Projects in the Live section are centred around improving access to healthcare, food and clean water.
Also on view is the Fresh Moves Produce Bus initiative, which involves converting old city buses in Chicago into produce stands.
Conceived by the nonprofit group Growing Power, the mobile markets travel to areas with limited access to fresh fruits and vegetables.
The Learn section showcases projects that provide access to knowledge, in turn strengthening communities.
The Make section presents strategies related to the creative and manufacturing industries, such as Rapido, a system for rapid recovery housing in Texas.

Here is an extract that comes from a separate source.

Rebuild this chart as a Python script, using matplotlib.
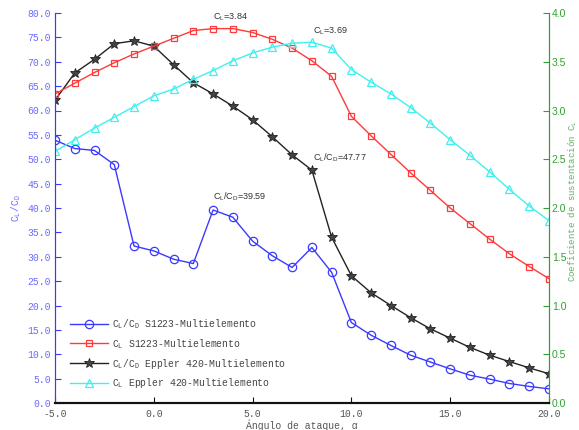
import numpy as np
import matplotlib
matplotlib.use("Agg")
import matplotlib.pyplot as plt

# Ángulo de ataque
alpha = list(range(-5, 21))

# C_L/C_D S1223-Multielemento (eje izquierdo)
clcd_s1223 = [53.9, 52.2, 51.8, 48.9, 32.2, 31.2, 29.5, 28.6, 39.59, 38.1,
              33.2, 30.2, 27.8, 31.9, 26.8, 16.5, 13.9, 11.8, 9.8, 8.4,
              7.0, 5.7, 4.9, 4.0, 3.4, 2.9]
# C_L/C_D Eppler 420-Multielemento (eje izquierdo)
clcd_e420 = [62.1, 67.7, 70.5, 73.7, 74.3, 73.2, 69.4, 65.7, 63.4, 60.9,
             58.1, 54.6, 50.9, 47.77, 34.0, 26.1, 22.6, 20.0, 17.5, 15.2,
             13.3, 11.4, 9.8, 8.5, 7.2, 6.0]
# C_L S1223-Multielemento (eje derecho)
cl_s1223 = [3.17, 3.28, 3.39, 3.49, 3.58, 3.66, 3.74, 3.82, 3.84, 3.84,
            3.80, 3.73, 3.64, 3.51, 3.35, 2.94, 2.74, 2.55, 2.36, 2.18,
            2.00, 1.84, 1.68, 1.53, 1.40, 1.275]
# C_L Eppler 420-Multielemento (eje derecho)
cl_e420 = [2.58, 2.70, 2.82, 2.93, 3.04, 3.15, 3.22, 3.32, 3.41, 3.51,
           3.59, 3.65, 3.69, 3.70, 3.64, 3.42, 3.29, 3.17, 3.03, 2.87,
           2.70, 2.54, 2.37, 2.19, 2.02, 1.87]

plt.rcParams['font.family'] = ['Liberation Mono', 'DejaVu Sans Mono']
plt.rcParams['font.size'] = 7

fig = plt.figure(figsize=(5.79, 4.30), dpi=100)
ax = fig.add_axes([55/579, 27/430, 494/579, 390/430])
ax2 = ax.twinx()

azul = '#3a3aff'
rojo = '#ff3a3a'
negro = '#222222'
cian = '#40f0f0'
verde = '#30a030'

l1, = ax.plot(alpha, clcd_s1223, color=azul, lw=1, marker='o', ms=6,
              mfc='none', mec=azul, mew=0.9)
l3, = ax.plot(alpha, clcd_e420, color=negro, lw=1, marker='*', ms=7,
              mfc='#444444', mec=negro, mew=0.6)
l2, = ax2.plot(alpha, cl_s1223, color=rojo, lw=1, marker='s', ms=4.8,
               mfc='none', mec=rojo, mew=0.9)
l4, = ax2.plot(alpha, cl_e420, color=cian, lw=1, marker='^', ms=6,
               mfc='none', mec=cian, mew=0.9)

ax.set_xlim(-5, 20)
ax.set_ylim(0, 80)
ax2.set_ylim(0, 4)
ax.set_xticks(np.arange(-5, 21, 5))
ax.set_yticks(np.arange(0, 81, 5))
ax2.set_yticks(np.arange(0, 4.01, 0.5))
ax.xaxis.set_major_formatter(matplotlib.ticker.FormatStrFormatter('%.1f'))
ax.yaxis.set_major_formatter(matplotlib.ticker.FormatStrFormatter('%.1f'))
ax2.yaxis.set_major_formatter(matplotlib.ticker.FormatStrFormatter('%.1f'))

for a in (ax, ax2):
    a.spines['top'].set_visible(False)
    a.spines['bottom'].set_color('#111111')
    a.spines['bottom'].set_linewidth(1.5)
    a.spines['left'].set_color(azul)
    a.spines['right'].set_color(verde)

ax.tick_params(axis='x', direction='in', length=4, colors='#555555', pad=4)
ax.tick_params(axis='x', color='#111111')
ax.tick_params(axis='y', direction='in', length=4, colors='#6a6aff', pad=3)
ax.tick_params(axis='y', color=azul)
ax2.tick_params(axis='y', direction='in', length=4, colors=verde, labelsize=7.5,
                pad=2, labelfontfamily='Liberation Sans')

ax.set_xlabel('Ángulo de ataque, α', color='#555555', labelpad=1)
ax.set_ylabel(r'$\mathregular{C_L/C_D}$', color='#6a6aff', labelpad=3)
ax2.set_ylabel(r'Coeficiente de sustentación $\mathregular{C_L}$',
               color='#60b060', fontsize=6.5, labelpad=0.3)
ax2.yaxis.label.set_y(0.518)

anot = dict(family='Liberation Sans', fontsize=6.5, color='#333333')
ax.text(3.0, 79.2, r'$\mathregular{C_L}$=3.84', va='center', **anot)
ax.text(8.05, 76.3, r'$\mathregular{C_L}$=3.69', va='center', **anot)
ax.text(8.05, 50.3, r'$\mathregular{C_L/C_D}$=47.77', va='center', **anot)
ax.text(3.0, 42.3, r'$\mathregular{C_L/C_D}$=39.59', va='center', **anot)

etiquetas = [r'$\mathregular{C_L/C_D}$ S1223-Multielemento',
             r'$\mathregular{C_L}$ S1223-Multielemento',
             r'$\mathregular{C_L/C_D}$ Eppler 420-Multielemento',
             r'$\mathregular{C_L}$ Eppler 420-Multielemento']
leg = ax2.legend([l1, l2, l3, l4], etiquetas, loc='lower left',
                 bbox_to_anchor=(0.012, 0.01), frameon=False, fontsize=7,
                 handlelength=3.9, handletextpad=0.5, labelspacing=0.6)
for t in leg.get_texts():
    t.set_color('#444444')

fig.savefig('out.png', dpi=100)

The design – by bcWorkshop – consists of a 400-square-foot (37-square-metre) core unit that can be quickly erected and expanded in the future as needed.
The section also features the Thunder Valley Regenerative Plan by architecture firms Pyatt Studio and BNIM, which is a comprehensive design strategy for the Pine Ridge Indian Reservation in South Dakota.
By The People: Designing for a Better America is on show until 26 February 2017. The museum is hosting a series of related events, including lectures on affordable housing and resilient design.